= Richard Rubinstein =

Major Richard Arthur Rubinstein MC TD (29 August 1921 - 23 February 2005) was a British Army officer who earned the Military Cross and the Croix de Guerre for organising guerrilla resistance in France and Burma.

==Personal life==
Rubinstein was born in Baker Street, London, the son of Florris (Newport) and Arthur Bernard Rubinstein, who was from Birmingham. His father was born to a Jewish family and his mother converted to Judaism. His father, a milliner, sent him to Hampstead's University College School. Already in the Territorial Army from the age of 16, he enlisted in the Royal Engineers as the war broke out. In 1941 he was commissioned into the Royal Artillery as a searchlight officer. After converting from Judaism to the Church of England, he married his wife Gay Garnsey, with whom he had been friends since their childhood, in 1943. Shortly after the wedding he volunteered for the Special Operations Executive, and began training in Peterborough before his first mission to France. Rubinstein was the grandfather of comedian Jolyon Rubinstein.

==Career==
He led the Special Operations Executive Jedburgh team that was parachuted safely, despite ground fire, into Brittany on the night of 6 August 1944, bearing five million francs for the French Resistance.

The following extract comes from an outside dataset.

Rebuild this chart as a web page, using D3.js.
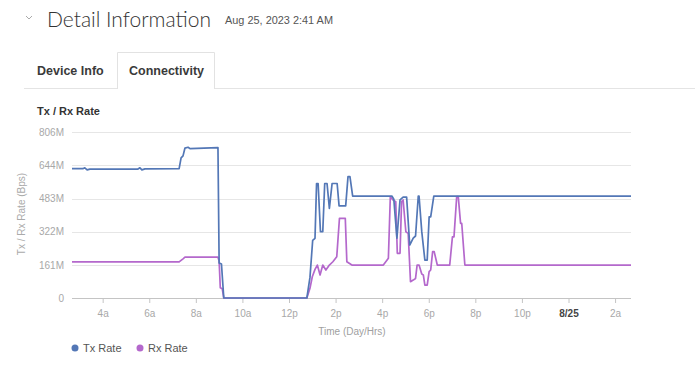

The following weeks were spent with the SAS and the Forces Français de L'Interieur helping to land gliders loaded with arms and hiding in an oyster farm between operations. The mission was a success, and resulted in most of the region being cleared of German forces by the end of the month.

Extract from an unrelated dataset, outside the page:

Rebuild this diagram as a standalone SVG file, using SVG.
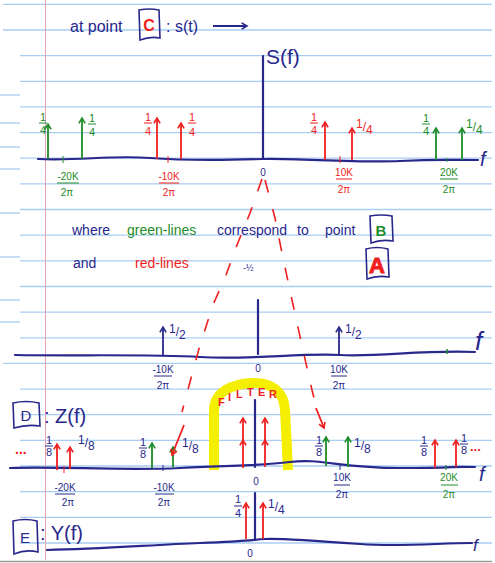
<svg xmlns="http://www.w3.org/2000/svg" width="495" height="563" viewBox="0 0 495 563">
<style>
text{font-family:"Liberation Sans","DejaVu Sans",sans-serif}
.paper line{stroke:#a9cdf2;stroke-width:1.3}
.N text{fill:#28288c}.N path,.N line{stroke:#28288c;fill:none}
.R text{fill:#f01e1e}.R path,.R line{stroke:#f01e1e;fill:none}
.G text{fill:#1e8c28}.G path,.G line{stroke:#1e8c28;fill:none}
.ax{stroke:#28288c;stroke-width:2.2;fill:none;stroke-linecap:round}
.ar{stroke:#f01e1e;stroke-width:1.8;marker-end:url(#hr)}
.ag{stroke:#1e8c28;stroke-width:1.8;marker-end:url(#hg)}
.ab{stroke:#28288c;stroke-width:1.8;marker-end:url(#hb)}
.dash{stroke:#f01e1e;stroke-width:1.6;fill:none;stroke-dasharray:13 17}
.fr{font-size:11px;text-anchor:middle}
.sl{font-size:12px}
.lb{font-size:10px;text-anchor:middle}
.box{stroke:#28288c;stroke-width:1.6;fill:none}
</style>
<defs>
<marker id="hr" viewBox="0 0 10 10" refX="8" refY="5" markerWidth="9" markerHeight="9" markerUnits="userSpaceOnUse" orient="auto"><path d="M2,1.5 L8,5 L2,8.5" fill="none" stroke="#f01e1e" stroke-width="1.8"/></marker>
<marker id="hg" viewBox="0 0 10 10" refX="8" refY="5" markerWidth="9" markerHeight="9" markerUnits="userSpaceOnUse" orient="auto"><path d="M2,1.5 L8,5 L2,8.5" fill="none" stroke="#1e8c28" stroke-width="1.8"/></marker>
<marker id="hb" viewBox="0 0 10 10" refX="8" refY="5" markerWidth="9" markerHeight="9" markerUnits="userSpaceOnUse" orient="auto"><path d="M2,1.5 L8,5 L2,8.5" fill="none" stroke="#28288c" stroke-width="1.8"/></marker>
</defs>
<rect width="495" height="563" fill="#ffffff"/>
<g id="paper" class="paper">
<line x1="3" y1="4.3" x2="492" y2="4.3"/><line x1="3" y1="30" x2="492" y2="30"/>
<line x1="20" y1="55.6" x2="492" y2="55.6"/><line x1="20" y1="81.3" x2="492" y2="81.3"/>
<line x1="20" y1="106.9" x2="492" y2="106.9"/><line x1="20" y1="132.6" x2="492" y2="132.6"/>
<line x1="20" y1="158.2" x2="492" y2="158.2"/><line x1="20" y1="183.9" x2="492" y2="183.9"/>
<line x1="20" y1="209.5" x2="492" y2="209.5"/><line x1="20" y1="235.2" x2="492" y2="235.2"/>
<line x1="20" y1="260.8" x2="492" y2="260.8"/><line x1="20" y1="286.5" x2="492" y2="286.5"/>
<line x1="20" y1="312.1" x2="492" y2="312.1"/><line x1="20" y1="337.8" x2="492" y2="337.8"/>
<line x1="3" y1="363.4" x2="492" y2="363.4"/><line x1="20" y1="389.1" x2="492" y2="389.1"/>
<line x1="20" y1="414.7" x2="492" y2="414.7"/><line x1="20" y1="440.4" x2="492" y2="440.4"/>
<line x1="20" y1="466" x2="492" y2="466"/><line x1="20" y1="491.7" x2="492" y2="491.7"/>
<line x1="20" y1="517.3" x2="492" y2="517.3"/><line x1="20" y1="543" x2="492" y2="543"/>
<line x1="0" y1="95" x2="20" y2="95"/><line x1="0" y1="123" x2="20" y2="123"/>
<line x1="0" y1="147" x2="20" y2="147"/><line x1="0" y1="169" x2="20" y2="169"/>
<line x1="0" y1="213" x2="20" y2="213"/><line x1="0" y1="257" x2="20" y2="257"/>
<line x1="0" y1="300" x2="20" y2="300"/><line x1="0" y1="322" x2="20" y2="322"/>
<line x1="45.5" y1="0" x2="45.5" y2="560" style="stroke:#e7a3ad;stroke-width:1"/>
<line x1="0" y1="561.5" x2="492" y2="561.5" style="stroke:#9a9a9a;stroke-width:1.5"/>
</g>

<g id="title" class="N">
<text x="70" y="32" font-size="16">at point</text>
<path class="box" d="M139,10 Q149,8 159,10 L160,38 Q150,36 140,40 Z"/>
<text x="149" y="31" font-size="16" font-weight="bold" text-anchor="middle" style="fill:#f01e1e">C</text>
<text x="166" y="32" font-size="16">: s(t)</text>
<line x1="213" y1="26" x2="247" y2="26" class="ab"/>
</g>

<g id="plot-C">
<text x="266" y="64" font-size="21" style="fill:#28288c">S(f)</text>
<path class="ax" d="M263,56 L263,159"/>
<path class="ax" d="M38,159 C80,161 110,155 150,158 S230,160 262,159 S360,163 400,161 S450,160 478,160"/>
<text x="480" y="166" font-size="20" font-style="italic" style="fill:#28288c">f</text>
<g class="N"><text x="263" y="176" class="lb" font-size="11">0</text></g>
<g class="G">
<line class="ag" x1="48" y1="159" x2="48" y2="124"/>
<line class="ag" x1="82" y1="159" x2="82" y2="118"/>
<line class="ag" x1="436" y1="160" x2="436" y2="128"/>
<line class="ag" x1="462" y1="160" x2="462" y2="128"/>
<text class="fr" x="43" y="121">1</text><path d="M39,123h8"/><text class="fr" x="43" y="134">4</text>
<text class="fr" x="92" y="122">1</text><path d="M88,124h8"/><text class="fr" x="92" y="136">4</text>
<text class="fr" x="426" y="122">1</text><path d="M422,124h8"/><text class="fr" x="426" y="135">4</text>
<text class="sl" x="466" y="128">1<tspan dy="3">/</tspan><tspan dy="3">4</tspan></text>
<path d="M63,156v7"/><path d="M447,158v4"/>
<text class="lb" x="68" y="180">-20K</text><path d="M57,183h22"/><text class="lb" x="67" y="196">2π</text>
<text class="lb" x="449" y="176">20K</text><path d="M440,179h18"/><text class="lb" x="449" y="193">2π</text>
</g>
<g class="R">
<line class="ar" x1="157" y1="159" x2="157" y2="118"/>
<line class="ar" x1="181" y1="159" x2="181" y2="123"/>
<line class="ar" x1="325" y1="160" x2="325" y2="122"/>
<line class="ar" x1="352" y1="160" x2="352" y2="128"/>
<text class="fr" x="148" y="121">1</text><path d="M144,123h8"/><text class="fr" x="148" y="135">4</text>
<text class="fr" x="192" y="121">1</text><path d="M188,123h8"/><text class="fr" x="192" y="136">4</text>
<text class="fr" x="314" y="121">1</text><path d="M310,123h8"/><text class="fr" x="314" y="134">4</text>
<text class="sl" x="356" y="128">1<tspan dy="3">/</tspan><tspan dy="3">4</tspan></text>
<path d="M168,156v7"/><path d="M340,156v7"/>
<text class="lb" x="169" y="180">-10K</text><path d="M159,183h20"/><text class="lb" x="169" y="196">2π</text>
<text class="lb" x="344" y="176">10K</text><path d="M336,179h16"/><text class="lb" x="344" y="193">2π</text>
</g>
</g>

<g id="legend">
<text x="72" y="235" font-size="14" style="fill:#28288c">where</text>
<text x="127" y="235" font-size="14" style="fill:#1e8c28">green-lines</text>
<text x="217" y="235" font-size="14" style="fill:#28288c">correspond</text>
<text x="297" y="235" font-size="14" style="fill:#28288c">to</text>
<text x="325" y="235" font-size="14" style="fill:#28288c">point</text>
<path class="box" d="M370,216 Q381,214 392,216 L393,241 Q381,239 371,243 Z"/>
<text x="381" y="236" font-size="15" font-weight="bold" text-anchor="middle" style="fill:#1e8c28">B</text>
<text x="73" y="268" font-size="14" style="fill:#28288c">and</text>
<text x="135" y="268" font-size="14" style="fill:#f01e1e">red-lines</text>
<text x="243" y="271" font-size="9" style="fill:#28288c">-½</text>
<path class="box" d="M366,249 Q377,246 388,249 L389,277 Q377,275 367,279 Z"/>
<text x="377" y="273" font-size="22" font-weight="bold" text-anchor="middle" style="fill:#f01e1e;stroke:#f01e1e;stroke-width:1">A</text>
</g>

<g id="plot-B">
<path class="ax" d="M258,300 L258,354"/>
<path class="ax" d="M15,355 C80,356 150,354 200,357 S300,353 340,355 S420,350 475,352"/>
<text x="475" y="350" font-size="26" font-style="italic" style="fill:#28288c">f</text>
<path d="M447,349v5" stroke="#1e8c28" stroke-width="1.5"/>
<g class="N">
<line class="ab" x1="163" y1="355" x2="163" y2="327"/>
<line class="ab" x1="339" y1="355" x2="339" y2="327"/>
<text class="sl" x="169" y="333">1<tspan dy="3">/</tspan><tspan dy="3">2</tspan></text>
<text class="sl" x="345" y="333">1<tspan dy="3">/</tspan><tspan dy="3">2</tspan></text>
<text class="lb" x="163" y="373">-10K</text><path d="M154,376h18"/><text class="lb" x="163" y="389">2π</text>
<text class="lb" x="258" y="372" font-size="11">0</text>
<text class="lb" x="339" y="373">10K</text><path d="M331,376h16"/><text class="lb" x="339" y="389">2π</text>
</g>
</g>

<g id="filter">
<path d="M214,470 L214,410 C214,392 232,384 252,383 C272,382 284,392 285,410 L288,470" fill="none" stroke="#f4ef00" stroke-width="10"/>
<text font-size="11" font-weight="bold" style="fill:#f01e1e" x="218 228 236 247 258 269" y="406 401 398 396 396 398">FILTER</text>
</g>

<g id="plot-D">
<path class="box" d="M13,403 Q26,400 39,403 L40,426 Q27,424 14,428 Z"/>
<text x="26" y="421" font-size="15" text-anchor="middle" style="fill:#28288c">D</text>
<text x="44" y="423" font-size="20" style="fill:#28288c">: Z(f)</text>
<text x="15" y="454" font-size="14" font-weight="bold" style="fill:#f01e1e">...</text>
<path class="ax" d="M255,400 L255,467"/>
<path class="ax" d="M10,468 C60,466 120,471 180,468 S260,466 290,462 S340,468 400,468 S450,466 475,467"/>
<text x="479" y="481" font-size="20" font-style="italic" style="fill:#28288c">f</text>
<g class="R">
<line class="ar" x1="57" y1="470" x2="57" y2="444"/>
<line class="ar" x1="70" y1="469" x2="70" y2="447"/>
<path class="ar" d="M243,468 L243,440 L243,418" style="marker-mid:url(#hr)"/>
<path class="ar" d="M265,467 L265,440 L265,418" style="marker-mid:url(#hr)"/>
<line class="ar" x1="435" y1="468" x2="435" y2="440"/>
<line class="ar" x1="456" y1="467" x2="456" y2="440"/>
<path d="M64,466v7"/>
<text x="470" y="451" font-size="13" font-weight="bold">...</text>
</g>
<g class="N">
<text class="fr" x="49" y="444">1</text><path d="M45,446h8"/><text class="fr" x="49" y="456">8</text>
<text class="sl" x="78" y="444">1<tspan dy="3">/</tspan><tspan dy="3">8</tspan></text>
<text class="fr" x="143" y="446">1</text><path d="M139,448h8"/><text class="fr" x="143" y="458">8</text>
<text class="sl" x="182" y="447">1<tspan dy="3">/</tspan><tspan dy="3">8</tspan></text>
<text class="fr" x="319" y="444">1</text><path d="M315,446h8"/><text class="fr" x="319" y="456">8</text>
<text class="sl" x="354" y="447">1<tspan dy="3">/</tspan><tspan dy="3">8</tspan></text>
<text class="fr" x="424" y="444">1</text><path d="M420,446h8"/><text class="fr" x="424" y="456">8</text>
<text class="fr" x="464" y="442">1</text><path d="M460,444h8"/><text class="fr" x="464" y="454">8</text>
<path d="M163,465v6"/><path d="M340,464v6"/>
<text class="lb" x="65" y="491">-20K</text><path d="M55,494h20"/><text class="lb" x="68" y="506">2π</text>
<text class="lb" x="164" y="491">-10K</text><path d="M155,494h19"/><text class="lb" x="164" y="506">2π</text>
<text class="lb" x="256" y="485" font-size="11">0</text>
<text class="lb" x="342" y="481">10K</text><path d="M334,485h16"/><text class="lb" x="342" y="498">2π</text>
</g>
<g class="G">
<line class="ag" x1="152" y1="468" x2="152" y2="443"/>
<line class="ag" x1="173" y1="467" x2="173" y2="447"/>
<line class="ag" x1="326" y1="466" x2="326" y2="437"/>
<line class="ag" x1="348" y1="467" x2="348" y2="437"/>
<path d="M446,465v5"/>
<text class="lb" x="449" y="481">20K</text><path d="M441,485h17"/><text class="lb" x="449" y="498">2π</text>
</g>
</g>

<g id="plot-E">
<path class="box" d="M13,521 Q25,518 37,521 L38,552 Q26,549 14,554 Z"/>
<text x="25" y="543" font-size="15" text-anchor="middle" style="fill:#28288c">E</text>
<text x="40" y="540" font-size="20" style="fill:#28288c">: Y(f)</text>
<path class="ax" d="M255,493 L255,540"/>
<path class="ax" d="M47,550 C100,549 150,545 200,543 S250,540 265,539 S320,541 360,544 S440,543 472,543"/>
<text x="473" y="551" font-size="17" font-style="italic" style="fill:#28288c">f</text>
<g class="R">
<line class="ar" x1="246" y1="539" x2="246" y2="503"/>
<line class="ar" x1="263" y1="539" x2="263" y2="503"/>
</g>
<g class="N">
<text class="fr" x="238" y="503">1</text><path d="M234,506h8"/><text class="fr" x="238" y="517">4</text>
<text class="sl" x="268" y="508">1<tspan dy="3">/</tspan><tspan dy="3">4</tspan></text>
<text class="lb" x="250" y="557" font-size="11">0</text>
</g>
</g>

<g id="connectors">
<path class="dash" d="M262,179 L250,213 L237,245 L226,275 L213,305 L200,345 L190,382 L182,412"/>
<line class="ar" x1="184" y1="425" x2="172" y2="455"/>
<path class="dash" d="M265,180 L275,218 L283,258 L292,300 L303,350 L312,390 L315,402"/>
<line class="ar" x1="316" y1="408" x2="324" y2="428"/>
</g>
</svg>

The Jeds returned to France on 15 September parachuting into eastern France close to the Swiss border, there to gather intelligence on enemy movements and to help repel the German troops.

He was mentioned in dispatches, and awarded the Croix de Guerre.

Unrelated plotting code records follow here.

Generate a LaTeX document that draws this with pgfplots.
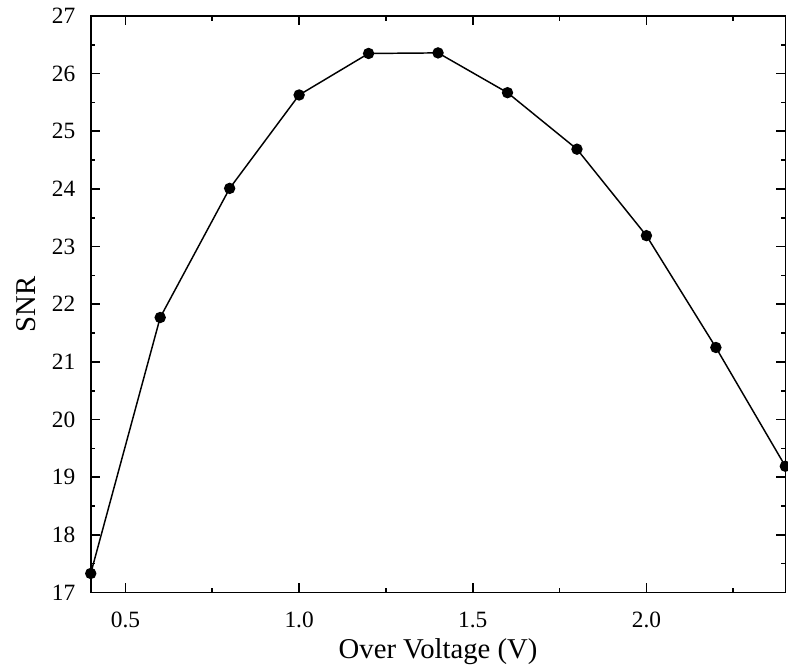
\documentclass[border=0pt]{standalone}
\usepackage{pgfplots}
\pgfplotsset{compat=1.18}
\usepackage{fontspec}
\setmainfont{Liberation Serif}
\usetikzlibrary{calc}
\begin{document}
\begin{tikzpicture}
\begin{axis}[
  name=ax,
  scale only axis,
  width=520.5pt, height=432pt,
  xmin=0.4, xmax=2.4, ymin=17, ymax=27,
  xtick={0.5,1.0,1.5,2.0},
  minor xtick={0.75,1.25,1.75,2.25},
  ytick={17,18,...,27},
  minor ytick={17.5,18.5,...,26.5},
  tick align=inside,
  major tick length=7pt,
  minor tick length=3.5pt,
  tick style={line width=1.2pt, black},
  axis line style={line width=1.2pt},
  xticklabel style={/pgf/number format/fixed, /pgf/number format/fixed zerofill, /pgf/number format/precision=1},
  /pgf/number format/assume math mode=true,
  ticklabel style={font=\fontsize{17.5}{20}\selectfont},
  label style={font=\fontsize{21.5}{25}\selectfont},
  xlabel={Over Voltage (V)},
  ylabel={SNR},
  xticklabel shift=11pt,
  yticklabel shift=8pt,
  xlabel shift=1pt,
  ylabel shift=5pt,
  clip=false,
]
\addplot[black, line width=1.1pt, mark=*, mark size=3.7pt] coordinates {
(0.4,17.33) (0.6,21.77) (0.8,24.01) (1.0,25.63) (1.2,26.35) (1.4,26.36)
(1.6,25.67) (1.8,24.69) (2.0,23.19) (2.2,21.25) (2.4,19.19)
};
\end{axis}
\pgfresetboundingbox
\path[use as bounding box] ($(ax.south west)+(-68pt,-55pt)$) rectangle ($(ax.north east)+(2pt,12pt)$);
\end{tikzpicture}
\end{document}
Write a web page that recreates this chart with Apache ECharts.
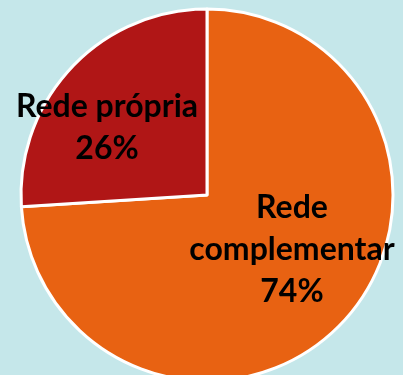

In December 1944, he and two colleagues were parachuted into northern Burma to gather intelligence on Japanese supply lines and to stoke the resistance movement among the local Kachins, who were sympathetic to the Allied forces.

Again it would be a successful mission, with the guerilla groups organised by Rubinstein taking a heavy toll on the enemy. He had similar success in an operation in April 100 miles to the east. The 200 guerilla fighters he raised carried out ambushes on Japanese troops and captured weaponry. After two months, he led his team south to Toungoo to join forces holding back the Japanese advance on Siam.

After the war, in which he reached the rank of Major, Rubinstein stayed in the Territorial Army, transferring to the Parachute Regiment in 1950.